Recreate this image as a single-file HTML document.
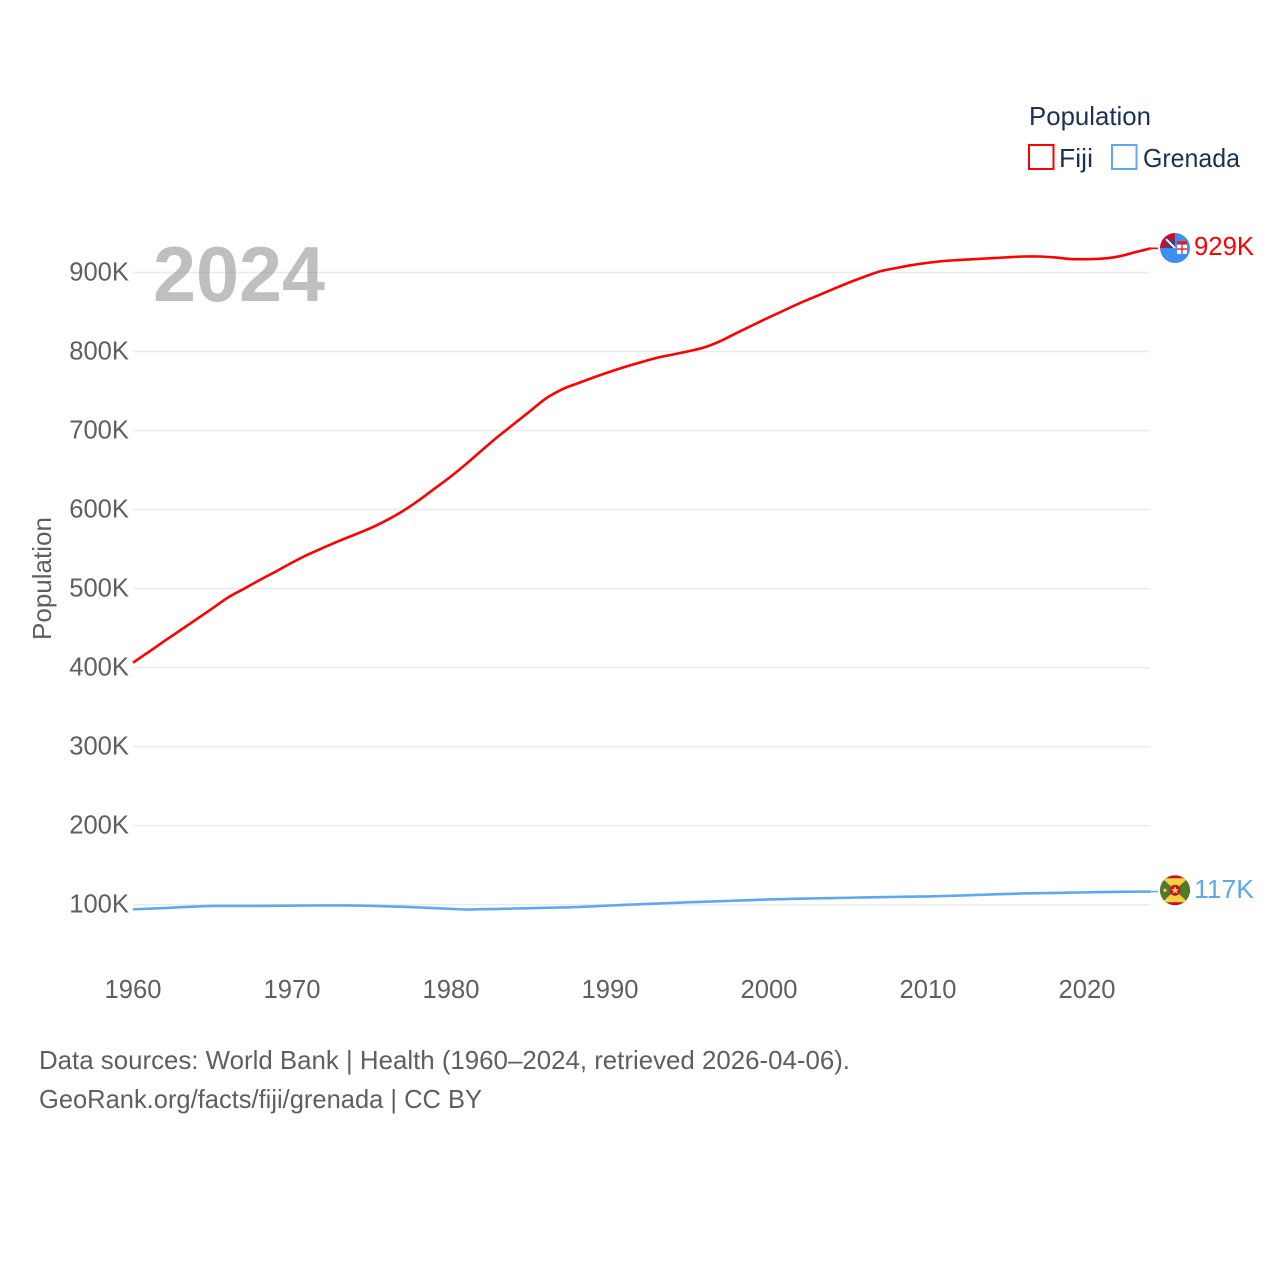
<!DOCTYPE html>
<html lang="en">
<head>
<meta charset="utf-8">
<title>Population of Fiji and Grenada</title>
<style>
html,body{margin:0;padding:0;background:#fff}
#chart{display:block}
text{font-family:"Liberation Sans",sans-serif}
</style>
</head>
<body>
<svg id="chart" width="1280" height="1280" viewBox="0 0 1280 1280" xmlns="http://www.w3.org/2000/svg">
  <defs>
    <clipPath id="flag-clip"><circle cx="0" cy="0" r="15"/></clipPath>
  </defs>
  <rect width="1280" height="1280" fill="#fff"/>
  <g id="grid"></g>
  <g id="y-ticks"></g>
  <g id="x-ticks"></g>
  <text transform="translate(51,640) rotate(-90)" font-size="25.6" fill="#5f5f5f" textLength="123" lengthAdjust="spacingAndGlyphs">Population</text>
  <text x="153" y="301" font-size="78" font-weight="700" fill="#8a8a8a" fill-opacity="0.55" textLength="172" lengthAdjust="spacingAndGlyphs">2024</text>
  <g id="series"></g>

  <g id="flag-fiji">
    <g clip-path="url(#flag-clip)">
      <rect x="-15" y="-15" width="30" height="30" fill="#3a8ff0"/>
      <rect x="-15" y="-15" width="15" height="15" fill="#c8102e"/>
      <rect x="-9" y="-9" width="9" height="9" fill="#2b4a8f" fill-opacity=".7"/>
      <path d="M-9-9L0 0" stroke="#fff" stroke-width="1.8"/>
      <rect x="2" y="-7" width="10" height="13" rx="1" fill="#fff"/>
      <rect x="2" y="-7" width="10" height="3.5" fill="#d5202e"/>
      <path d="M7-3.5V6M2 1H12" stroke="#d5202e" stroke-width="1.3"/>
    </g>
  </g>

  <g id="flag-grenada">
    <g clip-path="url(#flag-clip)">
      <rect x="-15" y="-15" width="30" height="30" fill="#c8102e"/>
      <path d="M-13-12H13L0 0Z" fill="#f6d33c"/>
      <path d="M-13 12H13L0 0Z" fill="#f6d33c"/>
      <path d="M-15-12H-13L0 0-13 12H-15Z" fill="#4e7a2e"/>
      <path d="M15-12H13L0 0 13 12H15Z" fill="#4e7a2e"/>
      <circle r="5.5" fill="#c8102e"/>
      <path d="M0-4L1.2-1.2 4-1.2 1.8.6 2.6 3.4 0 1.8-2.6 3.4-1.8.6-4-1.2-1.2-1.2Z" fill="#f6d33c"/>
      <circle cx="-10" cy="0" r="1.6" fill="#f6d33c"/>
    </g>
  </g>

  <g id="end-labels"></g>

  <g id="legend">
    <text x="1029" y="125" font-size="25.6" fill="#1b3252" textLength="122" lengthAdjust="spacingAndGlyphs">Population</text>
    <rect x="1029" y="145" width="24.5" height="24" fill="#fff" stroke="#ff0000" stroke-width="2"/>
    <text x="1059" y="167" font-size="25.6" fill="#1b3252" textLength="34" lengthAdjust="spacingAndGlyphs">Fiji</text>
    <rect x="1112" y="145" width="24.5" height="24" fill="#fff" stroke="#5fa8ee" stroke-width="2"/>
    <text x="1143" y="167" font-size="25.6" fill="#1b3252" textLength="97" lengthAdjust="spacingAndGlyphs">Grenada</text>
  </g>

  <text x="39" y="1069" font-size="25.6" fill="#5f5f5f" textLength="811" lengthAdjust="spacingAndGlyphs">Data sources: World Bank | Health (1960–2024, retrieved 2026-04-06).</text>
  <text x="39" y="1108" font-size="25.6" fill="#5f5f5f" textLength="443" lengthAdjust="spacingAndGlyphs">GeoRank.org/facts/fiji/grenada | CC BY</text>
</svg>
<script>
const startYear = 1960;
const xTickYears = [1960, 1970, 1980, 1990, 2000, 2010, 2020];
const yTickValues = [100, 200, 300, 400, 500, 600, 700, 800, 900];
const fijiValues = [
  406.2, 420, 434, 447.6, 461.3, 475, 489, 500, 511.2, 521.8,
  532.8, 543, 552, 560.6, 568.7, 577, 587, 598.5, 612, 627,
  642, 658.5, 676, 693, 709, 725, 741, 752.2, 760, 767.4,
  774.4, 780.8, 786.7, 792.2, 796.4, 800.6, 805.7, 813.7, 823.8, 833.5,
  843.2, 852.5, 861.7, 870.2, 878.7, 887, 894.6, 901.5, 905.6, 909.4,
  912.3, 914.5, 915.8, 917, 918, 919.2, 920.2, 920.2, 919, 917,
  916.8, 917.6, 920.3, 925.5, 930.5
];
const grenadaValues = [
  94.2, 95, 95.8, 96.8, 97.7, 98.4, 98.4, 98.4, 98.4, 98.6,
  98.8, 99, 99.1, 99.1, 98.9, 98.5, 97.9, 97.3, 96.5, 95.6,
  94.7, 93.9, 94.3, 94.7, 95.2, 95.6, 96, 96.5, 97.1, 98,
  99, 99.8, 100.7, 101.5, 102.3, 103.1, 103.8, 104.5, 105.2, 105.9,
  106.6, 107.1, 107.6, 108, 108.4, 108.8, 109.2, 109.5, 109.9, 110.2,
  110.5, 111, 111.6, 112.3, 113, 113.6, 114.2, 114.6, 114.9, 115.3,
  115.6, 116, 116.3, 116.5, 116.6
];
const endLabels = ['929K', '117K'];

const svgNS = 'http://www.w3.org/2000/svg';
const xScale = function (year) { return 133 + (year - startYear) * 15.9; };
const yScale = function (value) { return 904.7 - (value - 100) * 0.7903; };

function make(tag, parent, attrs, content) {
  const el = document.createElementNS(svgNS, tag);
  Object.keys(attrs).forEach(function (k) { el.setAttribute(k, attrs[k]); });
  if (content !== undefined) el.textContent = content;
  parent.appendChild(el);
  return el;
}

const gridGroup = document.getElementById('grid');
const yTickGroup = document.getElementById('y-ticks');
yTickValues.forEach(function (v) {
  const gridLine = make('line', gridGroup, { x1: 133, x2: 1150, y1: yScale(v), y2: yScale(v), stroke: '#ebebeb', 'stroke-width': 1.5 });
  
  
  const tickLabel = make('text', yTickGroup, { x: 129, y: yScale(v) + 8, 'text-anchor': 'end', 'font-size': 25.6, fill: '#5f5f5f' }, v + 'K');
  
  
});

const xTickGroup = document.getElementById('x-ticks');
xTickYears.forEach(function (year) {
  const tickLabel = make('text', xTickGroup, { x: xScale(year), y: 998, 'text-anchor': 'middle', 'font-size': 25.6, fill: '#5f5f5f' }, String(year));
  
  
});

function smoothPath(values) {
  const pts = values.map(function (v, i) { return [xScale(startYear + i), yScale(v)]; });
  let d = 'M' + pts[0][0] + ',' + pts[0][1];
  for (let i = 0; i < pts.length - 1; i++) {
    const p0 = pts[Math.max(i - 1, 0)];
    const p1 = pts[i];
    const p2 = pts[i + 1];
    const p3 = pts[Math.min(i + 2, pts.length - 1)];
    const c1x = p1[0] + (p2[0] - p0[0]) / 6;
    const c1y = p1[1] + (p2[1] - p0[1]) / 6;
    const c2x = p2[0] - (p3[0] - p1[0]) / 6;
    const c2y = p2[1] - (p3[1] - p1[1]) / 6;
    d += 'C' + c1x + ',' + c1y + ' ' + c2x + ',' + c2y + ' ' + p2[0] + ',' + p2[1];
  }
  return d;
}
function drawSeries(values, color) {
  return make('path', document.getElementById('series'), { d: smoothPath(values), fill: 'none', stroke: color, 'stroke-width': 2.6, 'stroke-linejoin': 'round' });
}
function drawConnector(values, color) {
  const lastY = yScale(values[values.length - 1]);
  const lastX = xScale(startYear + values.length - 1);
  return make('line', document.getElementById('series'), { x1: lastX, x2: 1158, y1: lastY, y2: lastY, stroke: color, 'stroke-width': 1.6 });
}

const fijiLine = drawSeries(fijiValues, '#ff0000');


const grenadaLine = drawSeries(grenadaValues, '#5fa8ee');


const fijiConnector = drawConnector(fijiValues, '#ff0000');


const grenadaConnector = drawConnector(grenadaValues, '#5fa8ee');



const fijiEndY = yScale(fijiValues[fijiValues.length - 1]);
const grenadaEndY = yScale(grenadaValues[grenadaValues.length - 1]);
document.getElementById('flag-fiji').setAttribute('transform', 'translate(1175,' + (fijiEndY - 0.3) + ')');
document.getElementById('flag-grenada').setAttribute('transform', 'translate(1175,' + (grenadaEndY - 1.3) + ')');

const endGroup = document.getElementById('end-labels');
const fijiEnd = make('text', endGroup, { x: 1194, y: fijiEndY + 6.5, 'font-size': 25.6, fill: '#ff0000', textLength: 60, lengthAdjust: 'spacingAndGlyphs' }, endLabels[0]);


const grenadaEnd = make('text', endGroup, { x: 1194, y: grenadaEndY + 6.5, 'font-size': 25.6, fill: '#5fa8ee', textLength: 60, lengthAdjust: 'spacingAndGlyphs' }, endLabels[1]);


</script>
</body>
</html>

Work to be completed » Scan the lines for the string "document". Pick out every line that has it.

Task response »
Recreate this image as a single-file HTML document.
  const el = document.createElementNS(svgNS, tag);
const gridGroup = document.getElementById('grid');
const yTickGroup = document.getElementById('y-ticks');
const xTickGroup = document.getElementById('x-ticks');
  return make('path', document.getElementById('series'), { d: smoothPath(values), fill: 'none', stroke: color, 'stroke-width': 2.6, 'stroke-linejoin': 'round' });
  return make('line', document.getElementById('series'), { x1: lastX, x2: 1158, y1: lastY, y2: lastY, stroke: color, 'stroke-width': 1.6 });
document.getElementById('flag-fiji').setAttribute('transform', 'translate(1175,' + (fijiEndY - 0.3) + ')');
document.getElementById('flag-grenada').setAttribute('transform', 'translate(1175,' + (grenadaEndY - 1.3) + ')');
const endGroup = document.getElementById('end-labels');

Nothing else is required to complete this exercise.